James Joyce’s “Araby”: Coming out of the Cave
Lesson Plan
“Araby” is one of the most widely taught short stories from James Joyce’s Dubliners. Told in the first person from the perspective of a boy in his early teens who has an infatuation with a neighborhood girl (Mangan’s sister), “Araby” ends with a dark epiphany. The boy, who envisioned himself on a quest to purchase the girl some trinket at an Arab bazaar, ends up seeing himself as “a creature derided by vanity.” This complex story raises some fascinating literary questions about:
- Narrative point of view. The boy’s narrative voice is at once that of an adolescent and that of an older individual looking back on this episode in his life.
- Joyce’s method of “Scrupulous Meanness,” the economical Flaubertian attention to detail, in which all details resonate with symbolic or psychological meaning.
- Myth and Genre. The boy departs on an archetypal quest to gain a prize for his “princess.”
- Desire and male gaze. The reader follows the boy’s eyes as they settle suggestively on the often glowing features and body parts of Mangan’s sister.
- Sociological realism. The novel depicts the “blind” streets and daily rituals of the Dublin residents.
The text, however, pairs excellently with excerpts from Plato’s Republic or just The Allegory of the Cave. One of the most compelling dimensions of the story is epistemological, about how we see the world around us, often through illusion. The boy is deceived by his own physical vision (his eyes), one tinted by an adolescent desire that creates an illusory reality in his mind.
An ideal pairing would be to read and discuss The Allegory of the Cave first and then move to “Araby.” However, many of these philosophical questions can be asked about “Araby” alone, even if you haven’t read Plato. “Araby” alone or in conjunction with Plato could be a part of an early lesson on epistemology.
Discussion Questions
- How does Joyce foreground the idea that part of the purpose of this story is an examination of seeing? According to Joyce, how do we see reality? Can we trust the way we see the world?
- Introduce or tap into the notion of ontology. Is there a knowable and objective reality in this story? Can we know that reality through the boy’s eyes?
- Is the boy deceived? If so, why? What passages in the story might be examples of false or deceptive seeing? Is any objective "reality" knowable?
- Close read the fifth paragraph of the story beginning, “Her image accompanied me even in places the most hostile to romance...” Psychologically, what is the boy doing here? What kind of “reality” is he constructing in his mind?

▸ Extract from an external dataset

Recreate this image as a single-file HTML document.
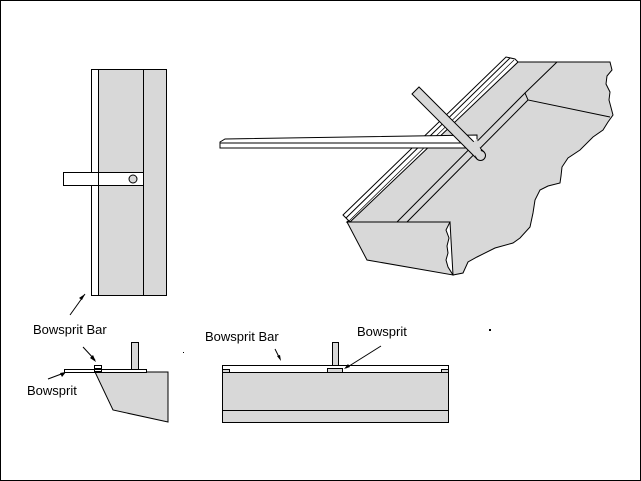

- Connect to the Cave. How is the boy in a cave? Does the boy ever realize, even in a small way, the cave that he is in? Do we see Platonic notions or imagery in this story?
- How might “Araby” reinforce, connect to, or question Plato’s theory of forms?
- What helps the boy see clearly? What pulls him out of the cave, even for a moment? What kinds of things begin to help you see that you yourself might be in a cave?
- Gender. How is the boy’s gaze gendered, i.e. how does it embody a male way of seeing the world? How would this story be different from a woman’s perspective? Do men and women see the world differently? Is epistemology gendered? Is philosophy gendered? Does Western philosophy reflect a mostly a male-centric way of looking at the world?